It is a pointer function.
char *abc(unsigned int a, unsigned int b)
{
//do something here ...
}
Function 2
Leveraged the function 1 into function 2.
I am trying to store the abc function into an array, however I am getting the error as : error: assignment to expression with array type.
fun2()
{
unsigned int x, y;
x= 5, y=6;
char *array1;
char array2;
for(i=0; i<3; i++)
{
array2[i] = abc(x, y);
}
}
You can't store the invocation of a function in C since it would defeat many existing popular optimizations involving register parameters passing - see because normally parameters are assigned their argument values immediately before the execution flow is transferred to the calling site - compilers may choose to use the registers to store those values but as it stands those registers are volatile and so if we were to delay the actual call they would be overwritten at said later time - possibly even by another call to some function which also have its arguments passed as registers. A solution - which I've personally implemented - is to have a function simulate the call for you by re-assigning to the proper registers and any further arguments - to the stack. In this case you store the argument values in a flat memory. But this must be done in assembly exclusively for this purpose and specific to your target architecture. On the other hand if your architecture is not using any such optimizations - it could be quite easier but still hand written assembly would be required.
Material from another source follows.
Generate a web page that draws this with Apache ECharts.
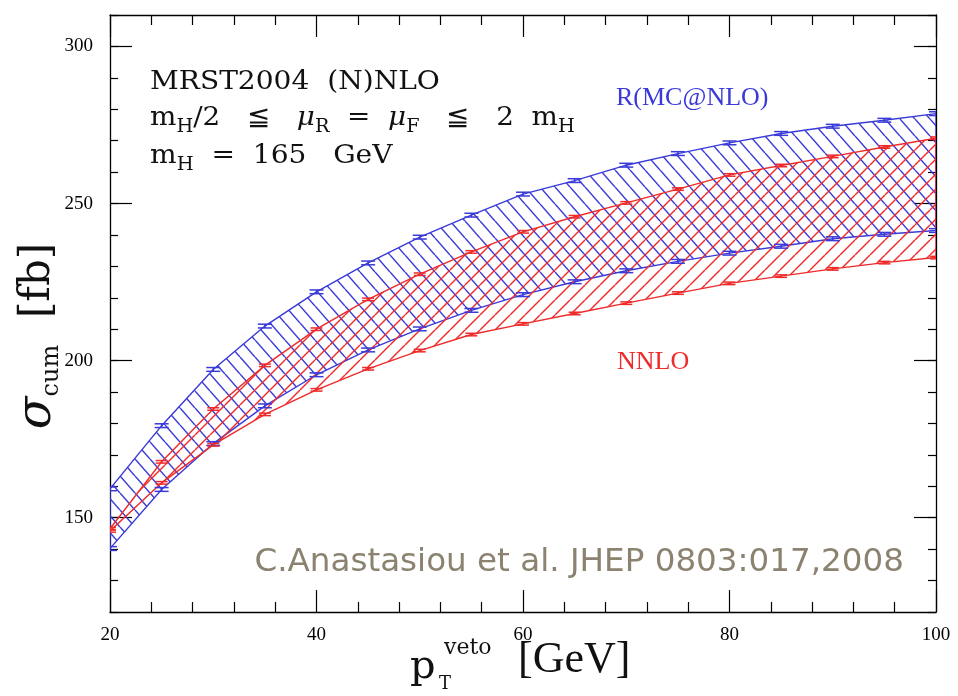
<!DOCTYPE html>
<html>
<head>
<meta charset="utf-8">
<script src="https://cdn.jsdelivr.net/npm/echarts@6/dist/echarts.min.js"></script>
<style>
html, body { margin: 0; padding: 0; background: #fff; }
#chart { width: 958px; height: 696px; }
</style>
</head>
<body>
<div id="chart"></div>
<script>
// pT veto values (GeV) where the cross sections were computed
var ptVeto = [20, 25, 30, 35, 40, 45, 50, 55, 60, 65, 70, 75, 80, 85, 90, 95, 100];
// R(MC@NLO) band, sigma_cum in fb
var mcnloUpper = [159.2, 179.3, 197.2, 211.0, 221.9, 231.1, 239.3, 246.3, 253.0, 257.3, 262.2, 265.9, 269.3, 272.3, 274.6, 276.5, 278.6];
var mcnloLower = [140.2, 159.0, 173.6, 185.6, 195.5, 203.4, 210.1, 216.0, 221.0, 225.1, 228.6, 231.6, 234.2, 236.4, 238.8, 240.2, 241.4];
// NNLO band
var nnloUpper = [146.5, 167.8, 184.6, 198.5, 210.0, 219.5, 227.5, 234.6, 241.0, 245.8, 250.2, 254.6, 259.1, 262.1, 265.0, 268.0, 270.8];
var nnloLower = [145.8, 161.1, 173.2, 182.9, 190.7, 197.4, 203.2, 208.3, 211.7, 215.0, 218.3, 221.5, 224.6, 226.9, 229.2, 231.2, 232.8];
// small statistical errors on each point
var mcnloErr = 0.6;
var nnloErr = 0.4;
var yTicks = [150, 200, 250, 300];

var BLUE = '#3a3ad8';
var RED = '#ee2a2a';

function hatch(color, w, h, dir) {
    var c = document.createElement('canvas');
    c.width = w;
    c.height = h;
    var ctx = c.getContext('2d');
    ctx.strokeStyle = color;
    ctx.lineWidth = 1.45;
    for (var k = -1; k <= 1; k++) {
        ctx.beginPath();
        if (dir > 0) {
            ctx.moveTo(k * w, h);
            ctx.lineTo(k * w + w, 0);
        } else {
            ctx.moveTo(k * w, 0);
            ctx.lineTo(k * w + w, h);
        }
        ctx.stroke();
    }
    return c;
}

function bandRows(xs, lo, hi) {
    var out = [];
    for (var i = 0; i < xs.length; i++) out.push([xs[i], lo[i], hi[i]]);
    return out;
}

function errRows(xs, ys, e) {
    var out = [];
    for (var i = 0; i < xs.length; i++) out.push([xs[i], ys[i] - e, ys[i] + e]);
    return out;
}

// hatched band: one polygon from all rows, upper edge then lower edge back
function bandSeries(color, rows, pattern) {
    return {
        type: 'custom',
        data: rows,
        z: 3,
        clip: true,
        encode: { x: 0, y: [1, 2] },
        renderItem: function (params, api) {
            if (params.dataIndexInside !== 0) return null;
            var n = params.dataInsideLength;
            var pts = [];
            for (var i = 0; i < n; i++) pts.push(api.coord([api.value(0, i), api.value(2, i)]));
            for (var j = n - 1; j >= 0; j--) pts.push(api.coord([api.value(0, j), api.value(1, j)]));
            return {
                type: 'polygon',
                shape: { points: pts },
                style: { fill: { image: pattern, repeat: 'repeat' }, stroke: color, lineWidth: 1.4 }
            };
        }
    };
}

function errorBars(color, capW, rows) {
    return {
        type: 'custom',
        data: rows,
        z: 6,
        clip: true,
        encode: { x: 0, y: [1, 2] },
        renderItem: function (params, api) {
            var x = api.value(0);
            var p1 = api.coord([x, api.value(2)]);
            var p2 = api.coord([x, api.value(1)]);
            var half = capW / 2;
            var st = { stroke: color, lineWidth: 1.5 };
            return {
                type: 'group',
                children: [
                    { type: 'line', shape: { x1: p1[0] - half, y1: p1[1], x2: p1[0] + half, y2: p1[1] }, style: st },
                    { type: 'line', shape: { x1: p2[0] - half, y1: p2[1], x2: p2[0] + half, y2: p2[1] }, style: st },
                    { type: 'line', shape: { x1: p1[0], y1: p1[1], x2: p2[0], y2: p2[1] }, style: st }
                ]
            };
        }
    };
}

var tickFont = { color: '#000', fontFamily: 'Liberation Serif', fontSize: 19 };
var axisLine = { show: true, lineStyle: { color: '#000', width: 1.3 } };
var tickLine = { color: '#000', width: 1.2 };
var sub = { fontSize: 18, fontFamily: 'DejaVu Serif', lineHeight: 14, verticalAlign: 'bottom', fill: '#111' };

var myChart = echarts.init(document.getElementById('chart'));

var series = [
    bandSeries(BLUE, bandRows(ptVeto, mcnloLower, mcnloUpper), hatch(BLUE, 15, 17, -1)),
    bandSeries(RED, bandRows(ptVeto, nnloLower, nnloUpper), hatch(RED, 15, 15, 1)),
    errorBars(BLUE, 14, errRows(ptVeto, mcnloUpper, mcnloErr)),
    errorBars(BLUE, 14, errRows(ptVeto, mcnloLower, mcnloErr)),
    errorBars(RED, 12, errRows(ptVeto, nnloUpper, nnloErr)),
    errorBars(RED, 12, errRows(ptVeto, nnloLower, nnloErr))
];

var option = {
    animation: false,
    backgroundColor: '#fff',
    grid: { left: 110, right: 22, top: 15, bottom: 84 },
    xAxis: [{
        type: 'value', position: 'bottom', min: 20, max: 100, interval: 20,
        axisLine: axisLine,
        axisTick: { inside: true, length: 22, lineStyle: tickLine },
        minorTick: { show: true, splitNumber: 5, length: 10, lineStyle: tickLine },
        axisLabel: Object.assign({ margin: 14 }, tickFont),
        splitLine: { show: false }
    }, {
        type: 'value', position: 'top', min: 20, max: 100, interval: 20,
        axisLine: axisLine,
        axisTick: { inside: true, length: 22, lineStyle: tickLine },
        minorTick: { show: true, splitNumber: 5, length: 10, lineStyle: tickLine },
        axisLabel: { show: false },
        splitLine: { show: false }
    }],
    yAxis: [{
        type: 'value', position: 'left', min: 120, max: 310,
        axisLine: axisLine,
        axisTick: { inside: true, length: 22, customValues: yTicks, lineStyle: tickLine },
        axisLabel: Object.assign({ margin: 17, customValues: yTicks }, tickFont),
        splitLine: { show: false }
    }, {
        type: 'value', position: 'left', min: 120, max: 310, interval: 10,
        axisLine: { show: false },
        axisTick: { inside: true, length: 8, lineStyle: tickLine },
        axisLabel: { show: false },
        splitLine: { show: false }
    }, {
        type: 'value', position: 'right', min: 120, max: 310,
        axisLine: axisLine,
        axisTick: { inside: true, length: 22, customValues: yTicks, lineStyle: tickLine },
        axisLabel: { show: false },
        splitLine: { show: false }
    }, {
        type: 'value', position: 'right', min: 120, max: 310, interval: 10,
        axisLine: { show: false },
        axisTick: { inside: true, length: 8, lineStyle: tickLine },
        axisLabel: { show: false },
        splitLine: { show: false }
    }],
    series: series,
    graphic: [{
        type: 'text', left: 150, top: 64, scaleX: 1.08,
        style: { text: 'MRST2004  (N)NLO', font: '26px "DejaVu Serif"', fill: '#111', lineHeight: 36 }
    }, {
        type: 'text', left: 150, top: 100, scaleX: 1.07,
        style: {
            text: 'm{s|H}/2   ≦   {mu|μ}{s|R}  =  {mu|μ}{s|F}   ≦   2  m{s|H}',
            font: '26px "DejaVu Serif"', fill: '#111', lineHeight: 36,
            rich: {
                s: sub,
                mu: { fontSize: 26, fontFamily: 'DejaVu Serif', fontStyle: 'italic', lineHeight: 36, fill: '#111' }
            }
        }
    }, {
        type: 'text', left: 150, top: 138, scaleX: 1.08,
        style: {
            text: 'm{s|H}  =  165   GeV',
            font: '26px "DejaVu Serif"', fill: '#111', lineHeight: 36,
            rich: { s: sub }
        }
    }, {
        type: 'text', left: 616, top: 85,
        style: { text: 'R(MC@NLO)', font: '26px "Liberation Serif"', fill: BLUE }
    }, {
        type: 'text', left: 617, top: 349,
        style: { text: 'NNLO', font: '26px "Liberation Serif"', fill: RED }
    }, {
        type: 'text', right: 54, top: 546,
        style: { text: 'C.Anastasiou et al. JHEP 0803:017,2008', font: '32.6px "DejaVu Sans"', fill: '#8b8370' }
    }, {
        type: 'text', x: 38, y: 336, rotation: Math.PI / 2,
        style: {
            text: '{g|σ}{s|cum}  [fb]', align: 'center', verticalAlign: 'middle',
            font: '42px "DejaVu Serif"', fill: '#111',
            rich: {
                g: { fontSize: 48, fontFamily: 'DejaVu Serif', fontStyle: 'italic', lineHeight: 52, fill: '#111' },
                s: { fontSize: 24, fontFamily: 'DejaVu Serif', lineHeight: 18, verticalAlign: 'bottom', fill: '#111' }
            }
        }
    }, {
        type: 'text', left: 410, top: 648,
        style: { text: 'p', font: '40px "DejaVu Serif"', fill: '#111' }
    }, {
        type: 'text', left: 444, top: 637,
        style: { text: 'veto', font: '22px "DejaVu Serif"', fill: '#111' }
    }, {
        type: 'text', left: 439, top: 675,
        style: { text: 'T', font: '18px "DejaVu Serif"', fill: '#111' }
    }, {
        type: 'text', left: 518, top: 638,
        style: { text: '[GeV]', font: '44px "Liberation Serif"', fill: '#111' }
    }]
};

myChart.setOption(option);
</script>
</body>
</html>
In any case this is not a feature the standard (or even pre standard as far as I know) C has implemented anytime.
For example this is an implementation for x86-64 I've wrote some time ago (for MSVC masm assembler):
PUBLIC makeuniquecall
.data
makeuniquecall_jmp_table dq zero_zero, one_zero, two_zero, three_zero ; ordinary
makeuniquecall_jmp_table_one dq zero_one, one_one, two_one, three_one ; single precision
makeuniquecall_jmp_table_two dq zero_two, one_two, two_two, three_two ; double precision
.code
makeuniquecall PROC
;rcx - function pointer
;rdx - raw argument data
;r8 - a byte array specifying each register parameter if it's float and the last qword is the size of the rest
push r12
push r13
push r14
mov r12, rcx
mov r13, rdx
mov r14, r8
; first store the stack vars
mov rax, [r14 + 4] ; retrieve size of stack
sub rsp, rax
mov rdi, rsp
xor rdx, rdx
mov r8, 8
div r8
mov rcx, rax
mov rsi, r13
;add rsi, 32
rep movs qword ptr [rdi], qword ptr [rsi]
xor r10,r10
cycle:
mov rax, r14
add rax, r10
movzx rax, byte ptr [rax]
test rax, rax
jnz jmp_one
lea rax, makeuniquecall_jmp_table
jmp qword ptr[rax + r10 * 8]
jmp_one:
cmp rax, 1
jnz jmp_two
lea rax, makeuniquecall_jmp_table_one
jmp qword ptr[rax + r10 * 8]
jmp_two:
lea rax, makeuniquecall_jmp_table_two
jmp qword ptr[rax + r10 * 8]
zero_zero::
mov rcx, qword ptr[r13+r10*8]
jmp continue
one_zero::
mov rdx, qword ptr[r13+r10*8]
jmp continue
two_zero::
mov r8, qword ptr[r13+r10*8]
jmp continue
three_zero::
mov r9, qword ptr[r13+r10*8]
jmp continue
zero_one::
movss xmm0, dword ptr[r13+r10*8]
jmp continue
one_one::
movss xmm1, dword ptr[r13+r10*8]
jmp continue
two_one::
movss xmm2, dword ptr[r13+r10*8]
jmp continue
three_one::
movss xmm3, dword ptr[r13+r10*8]
jmp continue
zero_two::
movsd xmm0, qword ptr[r13+r10*8]
jmp continue
one_two::
movsd xmm1, qword ptr[r13+r10*8]
jmp continue
two_two::
movsd xmm2, qword ptr[r13+r10*8]
jmp continue
three_two::
movsd xmm3, qword ptr[r13+r10*8]
continue:
inc r10
cmp r10, 4
jb cycle
mov r14, [r14 + 4] ; retrieve size of stack
call r12
add rsp, r14
pop r14
pop r13
pop r12
ret
makeuniquecall ENDP
END
And your code will look something like this:
#include <stdio.h>
char* abc(unsigned int a, unsigned int b)
{
printf("a - %d, b - %d\n", a, b);
return "return abc str\n";
}
extern makeuniquecall();
main()
{
unsigned int x, y;
x = 5, y = 6;
#pragma pack(4)
struct {
struct { char maskargs[4]; unsigned long long szargs; } invok;
char *(*pfunc)();
unsigned long long args[2], shadow[2];
} array2[3];
#pragma pack(pop)
for (int i = 0; i < 3; i++)
{
memset(array2[i].invok.maskargs, 0, sizeof array2[i].invok.maskargs); // standard - no floats passed
array2[i].invok.szargs = 8 * 4; //consider shadow space
array2[i].pfunc = abc;
array2[i].args[0] = x;
array2[i].args[1] = y;
}
//now do the calls
for (int i = 0; i < 3; i++)
printf("%s\n", ((char *(*)())makeuniquecall)(array2[i].pfunc, array2[i].args, &array2[i].invok));
}
You'll probably not need that for your specific case you will get away with simply storing each argument and calling the function directly - i.e. (plus this method won't be x86-64 specific):
//now do the calls
for (int i = 0; i < 3; i++)
printf("%s\n", array2[i].pfunc(array2[i].args[0], array2[i].args[1]));
But mine implementation gives you the flexibility to store different amount of arguments for each call.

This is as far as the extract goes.